▸ **RECORDS FOR THE TASK**
--- BEGIN ---

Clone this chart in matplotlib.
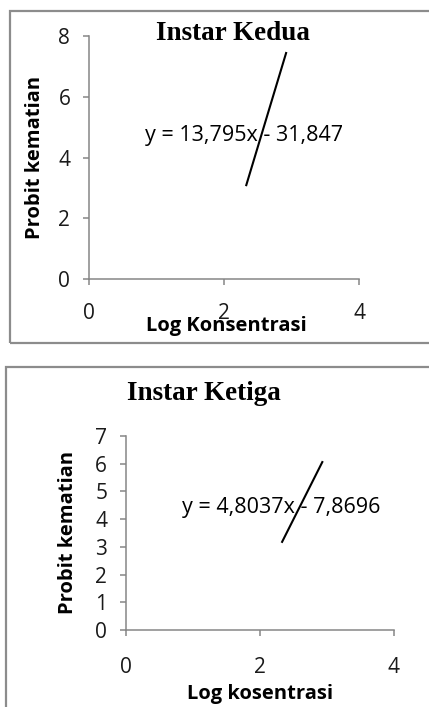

--- END ---
--- BEGIN ---

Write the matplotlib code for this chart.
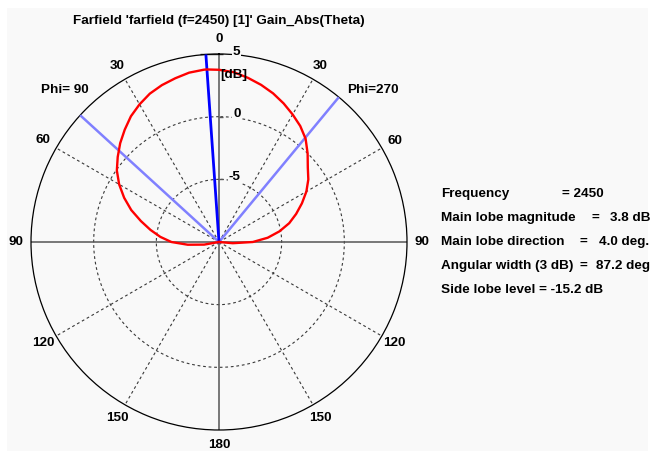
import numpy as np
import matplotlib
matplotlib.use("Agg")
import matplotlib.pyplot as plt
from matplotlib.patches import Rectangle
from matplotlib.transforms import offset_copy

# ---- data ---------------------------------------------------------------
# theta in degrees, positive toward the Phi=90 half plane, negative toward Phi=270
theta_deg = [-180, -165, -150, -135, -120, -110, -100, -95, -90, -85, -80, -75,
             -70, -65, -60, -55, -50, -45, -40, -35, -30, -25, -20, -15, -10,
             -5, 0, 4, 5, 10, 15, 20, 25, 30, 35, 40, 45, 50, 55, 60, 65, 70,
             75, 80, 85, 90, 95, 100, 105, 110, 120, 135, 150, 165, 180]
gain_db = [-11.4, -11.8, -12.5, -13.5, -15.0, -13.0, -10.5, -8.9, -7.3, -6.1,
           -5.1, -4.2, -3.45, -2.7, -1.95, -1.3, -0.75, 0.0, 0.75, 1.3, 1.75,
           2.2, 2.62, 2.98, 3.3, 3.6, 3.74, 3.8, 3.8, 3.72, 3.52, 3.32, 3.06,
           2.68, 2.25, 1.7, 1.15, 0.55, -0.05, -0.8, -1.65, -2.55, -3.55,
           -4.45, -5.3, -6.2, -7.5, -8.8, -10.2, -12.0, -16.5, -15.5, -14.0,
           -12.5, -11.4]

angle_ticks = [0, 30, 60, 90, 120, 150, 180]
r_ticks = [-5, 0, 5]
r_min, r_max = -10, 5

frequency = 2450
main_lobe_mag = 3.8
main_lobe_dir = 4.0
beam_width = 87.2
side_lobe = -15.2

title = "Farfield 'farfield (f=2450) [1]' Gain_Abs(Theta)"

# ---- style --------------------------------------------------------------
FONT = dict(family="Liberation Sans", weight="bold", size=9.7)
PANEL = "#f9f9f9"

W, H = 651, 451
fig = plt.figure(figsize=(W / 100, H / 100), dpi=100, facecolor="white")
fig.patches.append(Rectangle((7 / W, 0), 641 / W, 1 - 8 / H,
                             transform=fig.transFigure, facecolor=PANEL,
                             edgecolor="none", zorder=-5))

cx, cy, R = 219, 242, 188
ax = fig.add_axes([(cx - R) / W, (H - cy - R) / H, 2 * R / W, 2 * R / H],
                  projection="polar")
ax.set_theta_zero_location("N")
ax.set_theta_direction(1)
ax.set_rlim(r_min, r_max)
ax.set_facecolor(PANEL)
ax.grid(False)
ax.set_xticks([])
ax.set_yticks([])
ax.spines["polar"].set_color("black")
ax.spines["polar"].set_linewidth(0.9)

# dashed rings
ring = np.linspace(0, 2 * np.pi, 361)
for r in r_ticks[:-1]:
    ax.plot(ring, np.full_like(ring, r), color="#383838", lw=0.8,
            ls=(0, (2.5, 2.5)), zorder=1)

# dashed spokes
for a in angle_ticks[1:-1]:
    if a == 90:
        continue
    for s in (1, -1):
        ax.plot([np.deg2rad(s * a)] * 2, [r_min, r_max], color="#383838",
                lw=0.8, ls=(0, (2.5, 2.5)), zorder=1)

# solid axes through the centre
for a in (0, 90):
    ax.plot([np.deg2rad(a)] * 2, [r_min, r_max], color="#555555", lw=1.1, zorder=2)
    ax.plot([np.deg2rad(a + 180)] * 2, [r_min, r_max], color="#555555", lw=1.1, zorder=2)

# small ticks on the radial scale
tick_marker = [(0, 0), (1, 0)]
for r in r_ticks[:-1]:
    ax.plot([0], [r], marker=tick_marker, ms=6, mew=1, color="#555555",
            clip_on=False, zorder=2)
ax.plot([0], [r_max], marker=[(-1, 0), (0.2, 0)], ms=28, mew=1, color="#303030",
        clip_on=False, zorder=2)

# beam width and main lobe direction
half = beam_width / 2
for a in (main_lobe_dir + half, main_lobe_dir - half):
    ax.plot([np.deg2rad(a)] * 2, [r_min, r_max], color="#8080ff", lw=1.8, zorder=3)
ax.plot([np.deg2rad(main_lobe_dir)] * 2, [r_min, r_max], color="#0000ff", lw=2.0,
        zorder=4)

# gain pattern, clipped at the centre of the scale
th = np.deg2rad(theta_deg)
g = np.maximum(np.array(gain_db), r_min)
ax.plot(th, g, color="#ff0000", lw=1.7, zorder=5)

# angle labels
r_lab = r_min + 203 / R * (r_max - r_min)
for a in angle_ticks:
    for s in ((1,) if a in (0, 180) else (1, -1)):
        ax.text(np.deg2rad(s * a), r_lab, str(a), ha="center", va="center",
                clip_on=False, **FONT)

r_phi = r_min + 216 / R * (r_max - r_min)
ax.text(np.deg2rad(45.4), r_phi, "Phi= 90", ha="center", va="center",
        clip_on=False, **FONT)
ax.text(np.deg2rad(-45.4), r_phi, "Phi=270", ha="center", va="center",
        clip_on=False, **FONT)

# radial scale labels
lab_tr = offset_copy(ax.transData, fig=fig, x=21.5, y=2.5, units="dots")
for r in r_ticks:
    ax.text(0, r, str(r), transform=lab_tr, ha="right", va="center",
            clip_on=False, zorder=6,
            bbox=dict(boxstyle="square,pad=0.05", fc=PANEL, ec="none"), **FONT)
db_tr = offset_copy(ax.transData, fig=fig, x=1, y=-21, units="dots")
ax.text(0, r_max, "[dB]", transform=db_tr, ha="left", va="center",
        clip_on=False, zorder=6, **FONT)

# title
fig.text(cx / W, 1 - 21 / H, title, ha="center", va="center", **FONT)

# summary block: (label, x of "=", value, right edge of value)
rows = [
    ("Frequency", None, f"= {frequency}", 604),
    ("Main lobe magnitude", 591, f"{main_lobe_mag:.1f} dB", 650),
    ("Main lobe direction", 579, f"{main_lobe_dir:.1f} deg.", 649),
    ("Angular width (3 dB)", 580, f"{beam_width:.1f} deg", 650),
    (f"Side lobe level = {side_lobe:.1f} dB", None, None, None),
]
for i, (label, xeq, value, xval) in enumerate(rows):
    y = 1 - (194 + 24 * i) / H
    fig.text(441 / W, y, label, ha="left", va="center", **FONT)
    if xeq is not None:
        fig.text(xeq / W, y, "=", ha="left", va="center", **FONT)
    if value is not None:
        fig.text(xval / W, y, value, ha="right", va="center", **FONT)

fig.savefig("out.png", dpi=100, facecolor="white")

--- END ---
--- BEGIN ---

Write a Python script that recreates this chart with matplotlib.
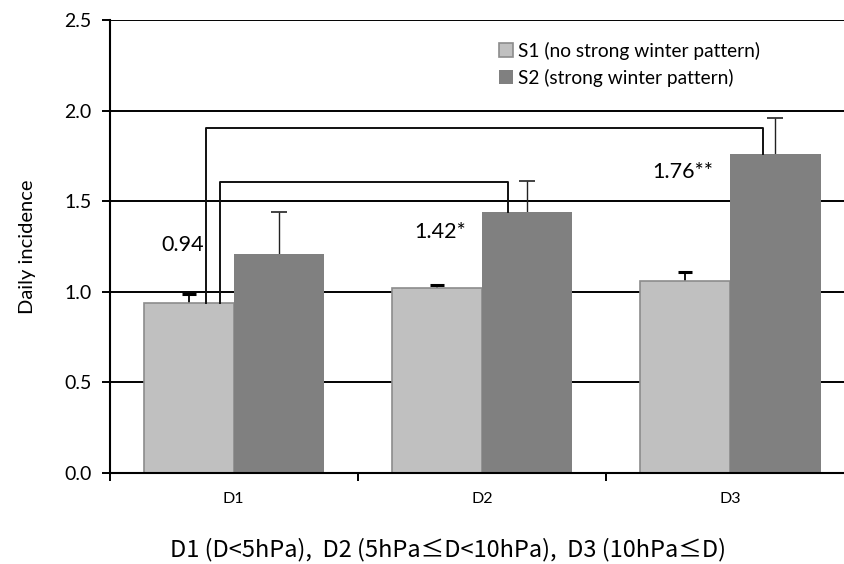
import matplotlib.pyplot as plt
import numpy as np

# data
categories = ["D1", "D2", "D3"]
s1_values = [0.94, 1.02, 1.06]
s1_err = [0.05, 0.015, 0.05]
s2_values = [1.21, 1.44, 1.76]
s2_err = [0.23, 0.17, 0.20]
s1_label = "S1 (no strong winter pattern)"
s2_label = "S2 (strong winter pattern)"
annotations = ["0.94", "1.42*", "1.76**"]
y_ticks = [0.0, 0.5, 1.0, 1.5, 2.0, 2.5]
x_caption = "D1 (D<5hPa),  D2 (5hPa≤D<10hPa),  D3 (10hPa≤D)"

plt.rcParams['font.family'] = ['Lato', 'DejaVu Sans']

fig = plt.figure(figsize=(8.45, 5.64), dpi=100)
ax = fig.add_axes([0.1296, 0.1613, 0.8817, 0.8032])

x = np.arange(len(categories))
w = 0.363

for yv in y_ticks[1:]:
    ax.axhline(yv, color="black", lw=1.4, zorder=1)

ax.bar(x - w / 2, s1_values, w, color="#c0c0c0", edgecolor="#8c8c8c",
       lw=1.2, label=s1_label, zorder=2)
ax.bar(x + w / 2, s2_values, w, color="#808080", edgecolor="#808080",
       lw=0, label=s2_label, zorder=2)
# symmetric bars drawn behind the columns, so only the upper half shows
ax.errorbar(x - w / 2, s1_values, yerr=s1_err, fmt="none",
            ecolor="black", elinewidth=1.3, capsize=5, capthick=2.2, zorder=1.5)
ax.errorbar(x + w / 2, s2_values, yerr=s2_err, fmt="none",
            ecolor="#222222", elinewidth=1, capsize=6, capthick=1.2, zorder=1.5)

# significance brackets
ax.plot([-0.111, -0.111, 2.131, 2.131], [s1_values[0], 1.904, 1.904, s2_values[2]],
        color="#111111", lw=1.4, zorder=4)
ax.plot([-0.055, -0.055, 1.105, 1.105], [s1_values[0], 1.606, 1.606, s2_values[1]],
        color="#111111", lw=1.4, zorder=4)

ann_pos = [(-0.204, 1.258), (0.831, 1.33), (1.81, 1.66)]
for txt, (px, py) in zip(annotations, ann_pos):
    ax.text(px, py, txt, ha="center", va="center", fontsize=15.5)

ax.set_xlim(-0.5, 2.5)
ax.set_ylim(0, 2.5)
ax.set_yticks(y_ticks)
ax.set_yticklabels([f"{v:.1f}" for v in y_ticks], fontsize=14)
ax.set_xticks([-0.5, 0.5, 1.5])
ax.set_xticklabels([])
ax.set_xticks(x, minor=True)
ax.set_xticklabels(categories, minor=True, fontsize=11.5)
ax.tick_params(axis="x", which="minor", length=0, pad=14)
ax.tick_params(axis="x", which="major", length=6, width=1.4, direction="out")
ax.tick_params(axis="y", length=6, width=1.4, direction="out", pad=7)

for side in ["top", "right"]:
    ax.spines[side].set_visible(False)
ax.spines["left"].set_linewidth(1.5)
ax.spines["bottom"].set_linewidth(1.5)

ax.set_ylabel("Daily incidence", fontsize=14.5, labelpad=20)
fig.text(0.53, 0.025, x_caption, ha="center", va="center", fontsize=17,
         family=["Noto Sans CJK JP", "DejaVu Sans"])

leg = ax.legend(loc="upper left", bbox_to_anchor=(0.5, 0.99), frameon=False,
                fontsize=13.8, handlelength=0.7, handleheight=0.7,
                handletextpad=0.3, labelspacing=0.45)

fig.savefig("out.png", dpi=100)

--- END ---

▸ **GIVEN INSTRUCTION**
Find "this". Copy every line it occurs in.

▸ **CORRECT RESULT**
Clone this chart in matplotlib.
Write the matplotlib code for this chart.
Write a Python script that recreates this chart with matplotlib.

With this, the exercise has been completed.